I grew up with the transformers. Every Christmas, I asked for one growing up. My dad had to remove me from the theater as I bawled my eyes out when Optimus Prime died in the 1986 animated movie. It is no secret that I hate the new movies, They are junk; filled with bad writing, garbage storytelling, soulless directing, and incomprehensibly get worse with each installment. Each new flick comes with some actor or producer touting the same lies, “This one is better… this one means something… this one…” All lies.
Then, I saw the Bumblebee Trailer.
I sat, slack jawed in the theater, my brain unable to comprehend a simple notion, the data wasn’t processing correctly. Did I… Did I like this trailer?
I had to watch it again. And again. And by God, again! Yes, I did. This teaser feels different. The fact that it “feels” at all is different. It plays with emotions instead of explosions. The entirety of the films seems small, intimate, and personal. No massive overhead shot of indefinable destruction. Instead, that shot was replaced with a scared robot holding his legs in the corner, like a child. A hand holding a robot’s face. This felt more Iron Giant or ET than…well, than a transformers movie.
Sure, there were things that tugged at my eyeballs, like John Cena and that Starscream Jet that, sadly, isn’t Starscream. But the tone and mood are what have me worried. Worried that I WANT to see this film. I don’t want to be disappointed, but dear god… I WANT to see a Transformers movie again! This is hope growing in my chest… Hope for a Transformers movie?! I must be crazy!

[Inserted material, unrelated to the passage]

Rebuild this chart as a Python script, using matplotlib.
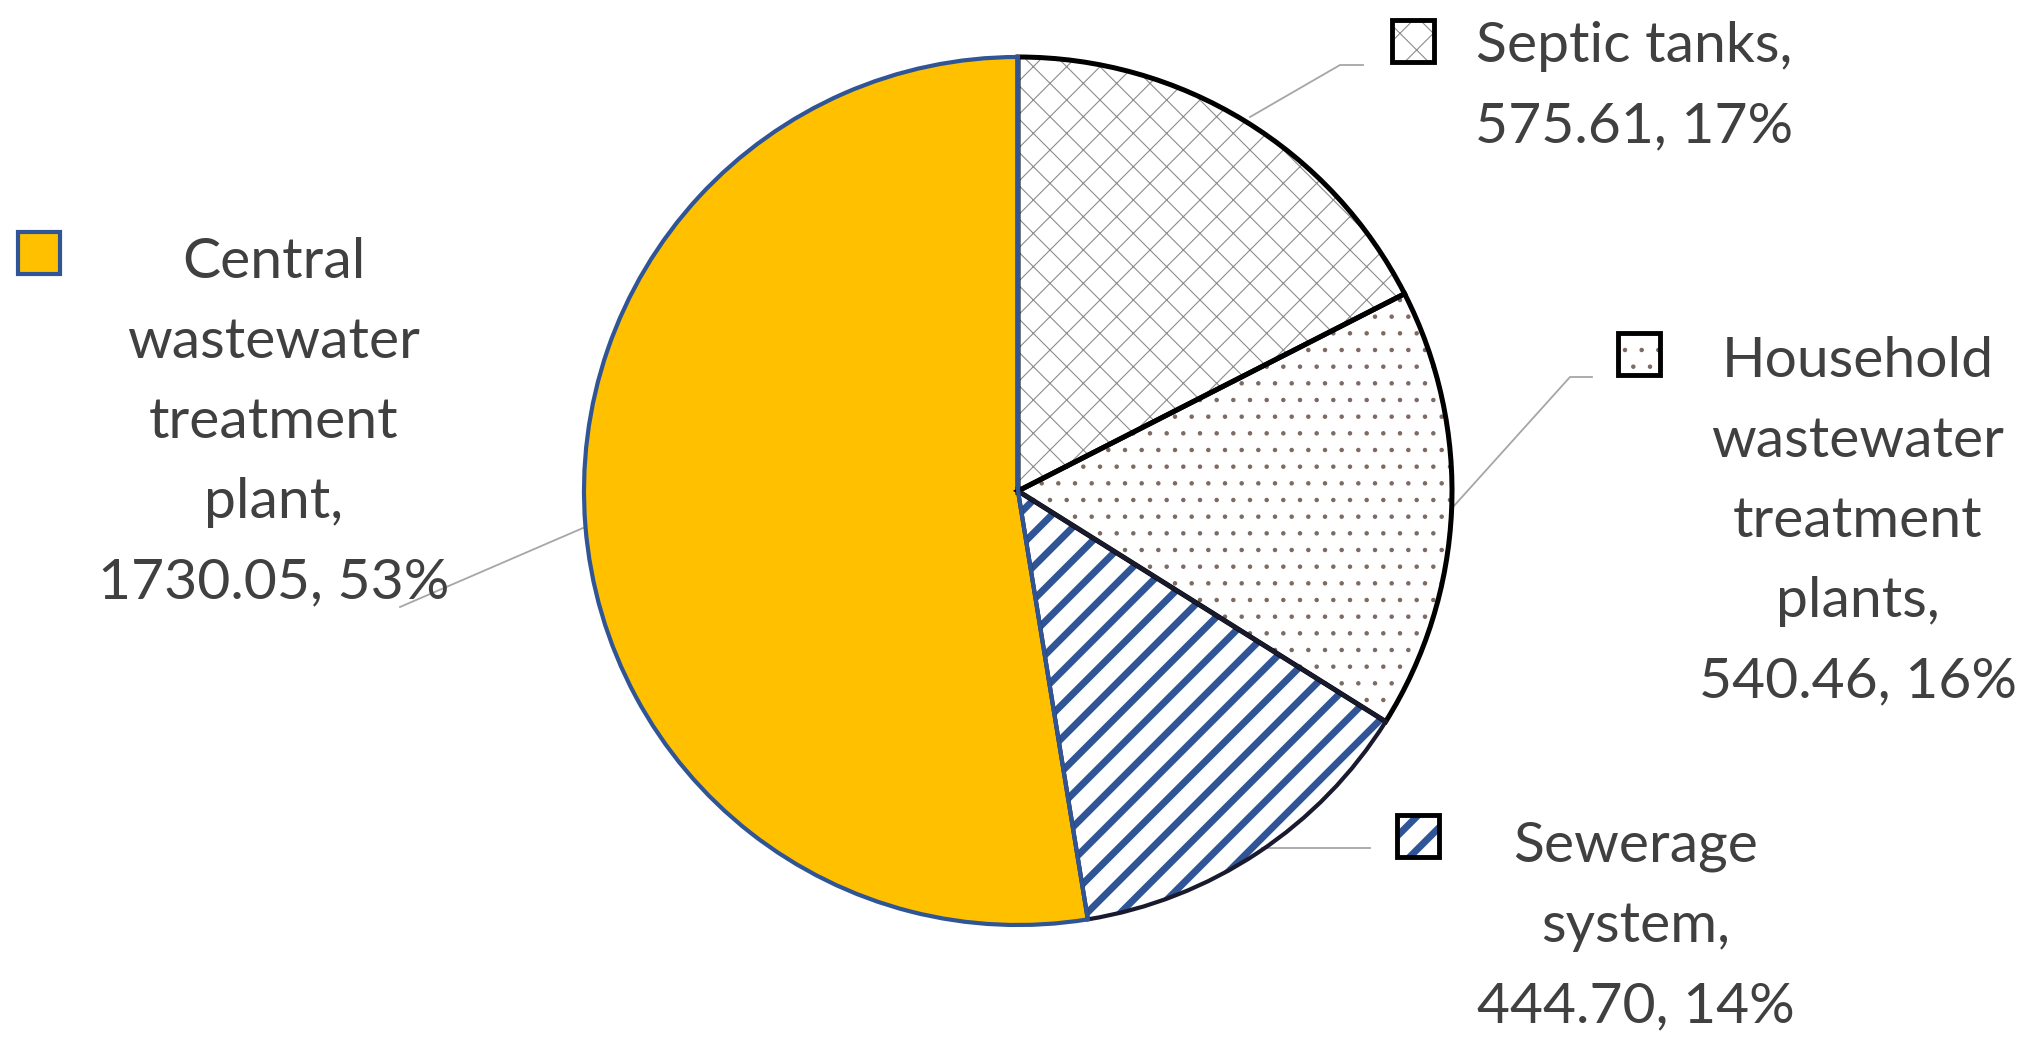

I dug deeper, the official synopsis reads, “On the run in the year 1987, Bumblebee finds refuge in a junkyard in a small Californian beach town. Charlie, on the cusp of turning 18 and trying to find her place in the world, discovers Bumblebee, battle-scarred and broken.” There are no Earth shattering villainous plans to stop mentioned. The focus is on defining two people; Bumblebee and Charlie. Simple and quite elegant.
This can’t be, this has to be a trick, a false bottom ready to pull away and trap me again with large battles where I can’t tell anything that is happening and on-screen nonsense to make my nose bleed with things that get bigger and bigger with no reason or rhyme.
The final nail in the coffin came with the name Travis Knight; a name that holds some weight in my mind and heart. Kubo and the Two Strings, ParaNorman, and Coraline are staples in my house. Each member of my family have one of those movies at the top of their favorites list. His movies and animations set themselves apart as works of art in story and style. This HAS to be a joke, right?! Why would Travis Knight agree to a Transformers movie?!
The shot of Hailee Steinfeld as Bumblebee transforms around her says it all to me. It’s not some fast and slick sequence, rather it’s slow, her eyes wide in awe and fear, as the pieces of Bumblebee shift and change around her slowly. Each part moving in a rhythmic pace as to show s\us what they do, where they are going, and allowing us to follow along… inviting us in.
So, where do we go from here? Do we trust Bumblebee? CAN we trust Bumblebee? Can we learn to love a Transformers movie after being hurt so many times before? Do we turn our heads and say “No, enough is enough”… or do we give this franchise one last chance to do right by our collective childhoods?
I say, yes.
“Once more unto the breach, dear friends, once more” – On December 21st, when Bumblebee opens.